Читаем Современная русская литература - 1950-1990-е годы (Том 2, 1968-1990) полностью

(3) Еще одно течение, несомненно, развивающееся в координатах постреализма, получило в критике название "новый автобиографизм". Его родоначальником, бесспорно, является Сергей Довлатов, превративший собственную биографию в неисчерпаемый источник абсурдных, трагикомических, сюжетов (подробный анализ его поэтики см. ниже). В литературе 1990-х годов "новый автобиографизм" представлен "Трепанацией черепа" (Малый Букер 1994 года) и "НРЗБ" Сергея Гандлевского, "Альбомом для марок" Андрея Сергеева (Букеровская премия за 1996 год), "Бесконечным тупиком" Дмитрия Галковского, мемуарами Евгения Федорова. Парадоксальность этой поэтики связана с резким нарушением "абсолютной эпической дистанции" от описываемых событий. Авторы этих произведений вспоминают повседневность, а не события, помеченные печатью "Большой Истории", и вспоминают не через много лет, а с достаточно близкой временной дистанции, превращая в персонажей мемуаров живых и активных коллег-современников. Незавершенность автобиографического опыта неизменно подчеркивается: так, Довлатов многократно варьирует версии одних и тех же событий собственной биографии, а Галковский пишет в форме бесконечного ветвящегося комментария к малозначительному исходному тексту. Эти произведения также посвящены истории поединка личности с хаосом жизни, в данном случае - через построение родной современности как единственного, изнутри освоенного и наполненного субъективными смыслами и связями, только автору принадлежащего отрезка истории и вечности. Достоверность же личности автора (он же центральный герой), среды, персонажей придает этому философскому эксперименту реалистическую убедительность.

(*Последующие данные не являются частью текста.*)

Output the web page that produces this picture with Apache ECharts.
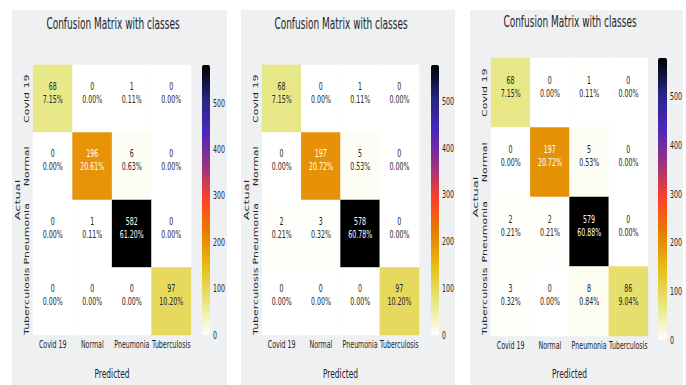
<!DOCTYPE html>
<html>
<head>
<meta charset="utf-8">
<script src="https://cdn.jsdelivr.net/npm/echarts@6/dist/echarts.min.js"></script>
<style>
  html, body { margin: 0; padding: 0; background: #ffffff; overflow: hidden; width: 686px; height: 385px; }
  /* the figure is laid out wide and squeezed horizontally */
  #chart { width: 1144px; height: 385px; transform: scaleX(0.6); transform-origin: 0 0; }
</style>
</head>
<body>
<div id="chart"></div>
<script>
// ---- data ----
const classes = ['Covid 19', 'Normal', 'Pneumonia', 'Tuberculosis'];
const matrixA = [[68, 0, 1, 0], [0, 196, 6, 0], [0, 1, 582, 0], [0, 0, 0, 97]];
const matrixB = [[68, 0, 1, 0], [0, 197, 5, 0], [2, 3, 578, 0], [0, 0, 0, 97]];
const matrixC = [[68, 0, 1, 0], [0, 197, 5, 0], [2, 2, 579, 0], [3, 0, 8, 86]];
const colorbarTicks = [0, 100, 200, 300, 400, 500];
const titleText = 'Confusion Matrix with classes';
const xName = 'Predicted';
const yName = 'Actual';

// ---- styling / layout ----
const SX = 0.6;                       // horizontal squeeze applied to the container
const px = v => v / SX;               // screen x -> layout x
const FONT = 'DejaVu Sans';
const INK = '#262626';
const PANEL_BG = '#eef0f2';
// CMRmap reversed: white -> yellow -> orange -> red -> purple -> blue -> black
const cmapStops = ['#ffffff', '#e6e680', '#e6bf1a', '#e68000', '#ff4026', '#993380', '#4d26bf', '#262680', '#000000'];

const panels = [
  { m: matrixA, bg: [12, 227], heat: [33, 191], top: 65, bottom: 335, cbar: [202, 210], titleX: 113, titleY: 17, xGap: 32 },
  { m: matrixB, bg: [241, 455], heat: [262, 419], top: 65, bottom: 335, cbar: [431, 439], titleX: 341, titleY: 17, xGap: 32 },
  { m: matrixC, bg: [470, 683], heat: [491, 648], top: 58, bottom: 340, cbar: [658, 667], titleX: 570, titleY: 15, xGap: 31 }
];

function hexToRgb(h) {
  return [1, 3, 5].map(i => parseInt(h.slice(i, i + 2), 16));
}
function cmap(t) {
  t = Math.max(0, Math.min(1, t));
  const n = cmapStops.length - 1;
  const k = Math.min(n - 1, Math.floor(t * n));
  const f = t * n - k;
  const a = hexToRgb(cmapStops[k]), b = hexToRgb(cmapStops[k + 1]);
  return a.map((c, i) => c + (b[i] - c) * f);
}
function luminance(rgb) {
  const c = rgb.map(v => {
    v /= 255;
    return v <= 0.03928 ? v / 12.92 : Math.pow((v + 0.055) / 1.055, 2.4);
  });
  return 0.2126 * c[0] + 0.7152 * c[1] + 0.0722 * c[2];
}

const option = {
  animation: false,
  textStyle: { fontFamily: FONT, color: INK },
  graphic: [],
  title: [],
  grid: [],
  xAxis: [],
  yAxis: [],
  visualMap: [],
  series: []
};

panels.forEach((p, i) => {
  const flat = p.m.flat();
  const total = flat.reduce((s, v) => s + v, 0);
  const maxV = Math.max(...flat);
  const data = [];
  p.m.forEach((row, r) => {
    row.forEach((v, c) => {
      const dark = luminance(cmap(v / maxV)) <= 0.408;
      data.push({ value: [c, r, v], label: { color: dark ? '#ffffff' : INK } });
    });
  });

  option.graphic.push({
    type: 'rect', z: -10, silent: true,
    shape: { x: px(p.bg[0]), y: 10, width: px(p.bg[1] - p.bg[0]), height: 375 },
    style: { fill: PANEL_BG }
  });

  option.title.push({
    text: titleText, left: px(p.titleX), top: p.titleY, textAlign: 'center', padding: 0,
    textStyle: { fontFamily: FONT, fontSize: 15, fontWeight: 'normal', color: INK }
  });

  const h = p.bottom - p.top;
  // heatmap grid
  option.grid.push({ left: px(p.heat[0]), top: p.top, width: px(p.heat[1] - p.heat[0]), height: h, containLabel: false });
  // colorbar grid
  option.grid.push({ left: px(p.cbar[0]), top: p.top, width: px(p.cbar[1] - p.cbar[0]), height: h, containLabel: false });

  option.xAxis.push({
    type: 'category', data: classes, gridIndex: 2 * i, position: 'bottom',
    axisLine: { show: false }, axisTick: { show: false }, splitLine: { show: false },
    axisLabel: { fontSize: 10.5, color: INK, margin: 4, interval: 0 },
    name: xName, nameLocation: 'middle', nameGap: p.xGap,
    nameTextStyle: { fontSize: 12.5, color: INK }
  });
  option.xAxis.push({ type: 'value', gridIndex: 2 * i + 1, show: false });

  option.yAxis.push({
    type: 'category', data: classes, gridIndex: 2 * i, inverse: true,
    axisLine: { show: false }, axisTick: { show: false }, splitLine: { show: false },
    axisLabel: { fontSize: 11, color: INK, rotate: 90, margin: 4, interval: 0 },
    name: yName, nameLocation: 'middle', nameRotate: 90, nameGap: 19,
    nameTextStyle: { fontSize: 13, color: INK }
  });
  option.yAxis.push({
    type: 'value', gridIndex: 2 * i + 1, min: 0, max: maxV, position: 'right',
    axisLine: { show: false }, axisTick: { show: false }, splitLine: { show: false },
    axisLabel: { fontSize: 10.5, color: INK, margin: 5, customValues: colorbarTicks }
  });

  option.visualMap.push({
    type: 'continuous', seriesIndex: i, min: 0, max: maxV, calculable: false, hoverLink: false,
    orient: 'vertical', left: px(p.cbar[0]), top: p.top, padding: 0,
    itemWidth: px(p.cbar[1] - p.cbar[0]), itemHeight: h,
    text: null, inRange: { color: cmapStops }
  });

  option.series.push({
    type: 'heatmap', xAxisIndex: 2 * i, yAxisIndex: 2 * i, data: data,
    itemStyle: { borderWidth: 0 },
    emphasis: { disabled: true },
    label: {
      show: true, fontSize: 10.5, lineHeight: 13, offset: [0, -6],
      formatter: d => d.value[2] + '\n' + (d.value[2] / total * 100).toFixed(2) + '%'
    }
  });
});

const chart = echarts.init(document.getElementById('chart'), null, { renderer: 'svg' });
chart.setOption(option);
</script>
</body>
</html>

Как правило, постреалистические произведения 1980 - 1990-х годов довольно активно используют эстетический арсенал постмодернизма (интертекстуальность, многостильность, игровые отношения между автором и героем, "открытость" текста для интерпретаций и вариантов). Но главное воздействие постмодернизма видится в том, что постреализм воспринимает постмодернистскую художественную логику, направленную на построение взрывчатого компромисса между философскими или эстетическими противоположностями. Правда, если в постмодернизме такой "паралогический" компромисс осуществляется на уровне авторского сознания, в концепции художественного мира в целом, то в постреализме аналогичный компромисс осуществляется в жестко локализованном пространстве и времени героя, в сюжете его или ее жизни (нередко даже подчеркнуто освобожденном от элемента вымысла, т. е. авторского произвола).

Это могут быть поиски компромисса между жизнью и литературностью ("чернухой" и мифом), которые в буквальном смысле приводят к взрыву в "Воскобоеве и Елизавете" Дмитриева, к литературному взрыву-скандалу в "Бесконечном тупике" Галковского, к трагедийности судеб героев Петрушевской, к экспрессивным оксюморонам исповедей Гандлевского (в поэзии и прозе), Сергеева, Евг. Федорова.

Это могут быть поиски компромисса между абсурдом и жизненной нормой, философским законом бытия - в первую очередь характерные для автора и лирического героя Довлатова, но также очень значительные для исканий героев Горенштейна, Иванченко, Шарова.

Это могут быть поиски компромисса между сознательными ориентирами существования и бессознательными "голосами", архетипами, немотивированными импульсами: на основе этого конфликтного компромисса строит свою художественную философию Маканин, и именно внутренняя конфликтность, неустойчивость компромисса служит источником постоянной динамики его художественной мифологии, страхуя ее от застывания и завершенности. Эта коллизия также очень существенна для поэтики Марка Харитонова, Юрия Буйды, Ирины Полянской и Александра Верникова.

Разумеется, постреализм 1990-х годов знает и другие направления философского поиска. Но важно подчеркнуть, что знаком достигнутого (хотя и обязательно непрочного) философского компромисса в постреализме становится эмоционально-интуитивное постижение героем "связи всего сущего", выражающееся прежде всего через обретение личной ответственности. Герой постреализма, как и постмодернистский автор, воспринимает мир как хаос и пустоту, но, в отличие от постмодернистского автора, принимает на себя ответственность хоть не за весь мир, а всего лишь за примыкающий к человеку небольшой пространственно-временной фрагмент этого мира - пытаясь согреть его обитателей своим дыханием, заполнить пустоту своими субъективными смыслами, своим телом, чувствами, мыслями. Постреалист убежден в том, что эти хрупкие, подчас абсурдные, личные смыслы могут быть преобразованы в объективные - связывающие мироздание, строящие порядок из хаоса и внутри хаоса. Единственный путь такого преобразования - это ответственный диалог, который ведет герой, сопрягая собственную раздробленную, "фантичную" трагикомедию жизни с "фантиками" такого же единственного другого.